Tsutomu Mitome, president and chief executive officer of Seiko Corp. of America (SCA), will head the new Seiko Watch Corp., which Seiko Corp. will spin off as a wholly owned subsidiary at a June 28 shareholders meeting.
At that same meeting, Seiko Corp. will formally become a holding company, involved only in the financial and real estate concerns of its six independent companies.
Reijiro Hattori, who has been chairman of Seiko Corp., will become honorary chairman. Current vice president Koichi Morano will replace Chushichi Inoue as president, and Inuoe will become an advisor to Seiko Corp.
Spinning off Seiko Watch Corp., which is the largest business of Seiko Corp., as an independent company is “a logical progression,” a top Seiko Watch Corp. official told JCK.
The corporation in previous years has set up its various businesses—such as information technology, watches, and sporting goods—as five independent companies. The watch division is the last to be spun off. “The new system will make clear who is responsible for businesses in each of the subsidiaries, improving management efficiencies,” says a Seiko Corp. spokesperson.
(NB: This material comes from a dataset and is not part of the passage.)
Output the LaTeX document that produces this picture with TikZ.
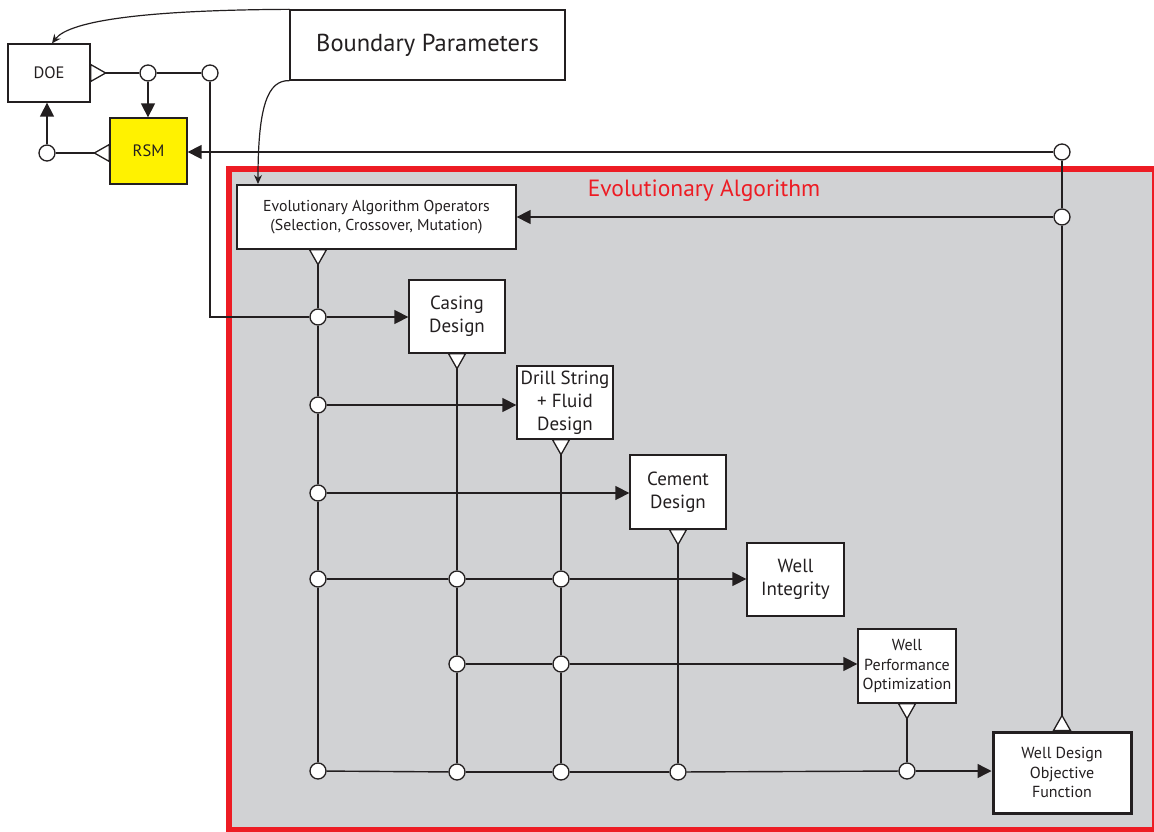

Mitome has been with Seiko for 40 years, 12 of which—including the last three years—were spent at the company’s U.S. operations. He was expected to return to Tokyo headquarters by May. However, he will continue as chairman of SCA and make quarterly visits to the United States, Seiko watches’ most successful market.
Seiko Corp. also announced recently that it was revising upward its net profit estimate for the year ending March 31, from 6 billion yen (about US$48.6 million) to 6.5 billion yen (about US$52.7 million). Strong sales of information technology products, glasses, and sporting goods—as well as solid business in watches overseas—had offset falling domestic watch sales in Japan.